■ **Problem to work on**
In the listing that follows, retype every line from the first through the one containing "var tickLabels = ['0', '20', '40', '60', '80'];". Pictures are to be left out.

■ **Material provided**
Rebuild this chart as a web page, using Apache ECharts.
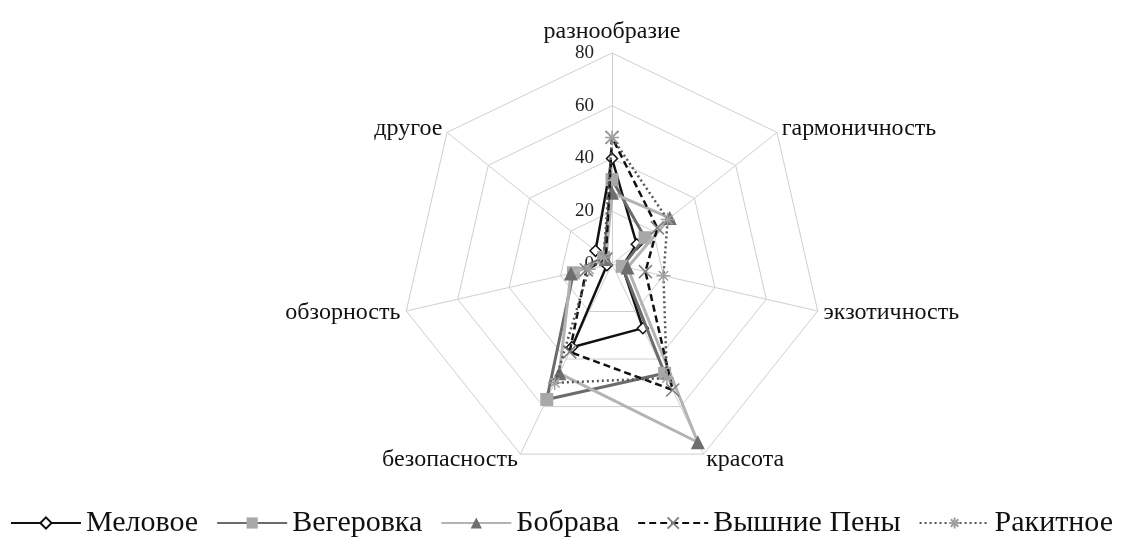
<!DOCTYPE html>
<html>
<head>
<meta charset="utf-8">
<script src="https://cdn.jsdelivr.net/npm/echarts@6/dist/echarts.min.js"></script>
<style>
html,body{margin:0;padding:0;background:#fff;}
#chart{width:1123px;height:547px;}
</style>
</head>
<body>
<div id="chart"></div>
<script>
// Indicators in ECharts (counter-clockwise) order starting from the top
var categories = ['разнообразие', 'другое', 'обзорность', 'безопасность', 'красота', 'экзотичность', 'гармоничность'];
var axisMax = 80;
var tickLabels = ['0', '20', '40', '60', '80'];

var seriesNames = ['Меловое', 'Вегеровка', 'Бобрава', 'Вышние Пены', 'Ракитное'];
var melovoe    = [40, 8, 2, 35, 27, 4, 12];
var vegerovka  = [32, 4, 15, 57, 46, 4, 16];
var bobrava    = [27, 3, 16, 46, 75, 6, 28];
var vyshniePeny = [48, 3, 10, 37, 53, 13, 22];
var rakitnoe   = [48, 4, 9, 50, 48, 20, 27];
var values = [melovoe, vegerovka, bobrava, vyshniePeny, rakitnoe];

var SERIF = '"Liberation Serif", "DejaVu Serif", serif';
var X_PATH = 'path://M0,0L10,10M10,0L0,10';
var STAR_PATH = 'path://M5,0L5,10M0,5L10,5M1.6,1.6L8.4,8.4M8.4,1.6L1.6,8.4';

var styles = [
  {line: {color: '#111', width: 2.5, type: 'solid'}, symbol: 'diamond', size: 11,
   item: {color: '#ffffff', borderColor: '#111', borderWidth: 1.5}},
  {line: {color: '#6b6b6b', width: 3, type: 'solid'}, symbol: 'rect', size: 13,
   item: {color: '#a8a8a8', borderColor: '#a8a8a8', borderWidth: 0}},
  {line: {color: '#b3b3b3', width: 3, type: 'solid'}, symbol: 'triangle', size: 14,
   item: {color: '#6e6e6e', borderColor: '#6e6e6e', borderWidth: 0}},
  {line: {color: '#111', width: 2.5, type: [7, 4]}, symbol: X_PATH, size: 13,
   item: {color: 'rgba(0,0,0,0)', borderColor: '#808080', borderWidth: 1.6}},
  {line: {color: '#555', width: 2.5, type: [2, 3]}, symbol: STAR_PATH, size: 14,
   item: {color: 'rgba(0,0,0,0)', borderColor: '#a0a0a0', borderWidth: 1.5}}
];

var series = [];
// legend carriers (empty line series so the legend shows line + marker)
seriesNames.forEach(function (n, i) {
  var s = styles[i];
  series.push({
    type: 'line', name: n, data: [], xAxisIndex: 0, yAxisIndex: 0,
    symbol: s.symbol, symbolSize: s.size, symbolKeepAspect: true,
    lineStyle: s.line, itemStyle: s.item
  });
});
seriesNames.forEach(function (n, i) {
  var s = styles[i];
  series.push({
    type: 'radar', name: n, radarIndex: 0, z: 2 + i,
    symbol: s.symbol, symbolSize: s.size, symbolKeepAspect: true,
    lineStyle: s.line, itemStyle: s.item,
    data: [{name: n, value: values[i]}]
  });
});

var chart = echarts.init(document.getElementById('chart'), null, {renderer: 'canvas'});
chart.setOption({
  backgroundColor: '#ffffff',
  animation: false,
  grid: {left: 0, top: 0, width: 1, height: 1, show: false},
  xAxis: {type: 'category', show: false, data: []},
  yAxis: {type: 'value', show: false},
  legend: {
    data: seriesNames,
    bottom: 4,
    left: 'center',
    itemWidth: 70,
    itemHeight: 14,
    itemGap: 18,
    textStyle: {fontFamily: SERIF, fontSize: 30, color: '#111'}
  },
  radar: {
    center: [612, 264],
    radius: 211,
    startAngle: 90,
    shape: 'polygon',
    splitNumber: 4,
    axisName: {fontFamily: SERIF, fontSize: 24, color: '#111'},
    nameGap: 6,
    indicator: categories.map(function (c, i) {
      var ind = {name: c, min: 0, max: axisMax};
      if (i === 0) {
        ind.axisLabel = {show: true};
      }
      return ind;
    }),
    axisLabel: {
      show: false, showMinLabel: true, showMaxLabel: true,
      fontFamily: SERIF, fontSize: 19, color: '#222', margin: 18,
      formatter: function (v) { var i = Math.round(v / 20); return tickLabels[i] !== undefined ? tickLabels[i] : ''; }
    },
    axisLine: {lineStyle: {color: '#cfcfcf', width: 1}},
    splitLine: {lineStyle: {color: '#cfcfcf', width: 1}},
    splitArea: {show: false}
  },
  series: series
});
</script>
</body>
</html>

■ **The answer**
Rebuild this chart as a web page, using Apache ECharts.
<!DOCTYPE html>
<html>
<head>
<meta charset="utf-8">
<script src="https://cdn.jsdelivr.net/npm/echarts@6/dist/echarts.min.js"></script>
<style>
html,body{margin:0;padding:0;background:#fff;}
#chart{width:1123px;height:547px;}
</style>
</head>
<body>
<div id="chart"></div>
<script>
// Indicators in ECharts (counter-clockwise) order starting from the top
var categories = ['разнообразие', 'другое', 'обзорность', 'безопасность', 'красота', 'экзотичность', 'гармоничность'];
var axisMax = 80;
var tickLabels = ['0', '20', '40', '60', '80'];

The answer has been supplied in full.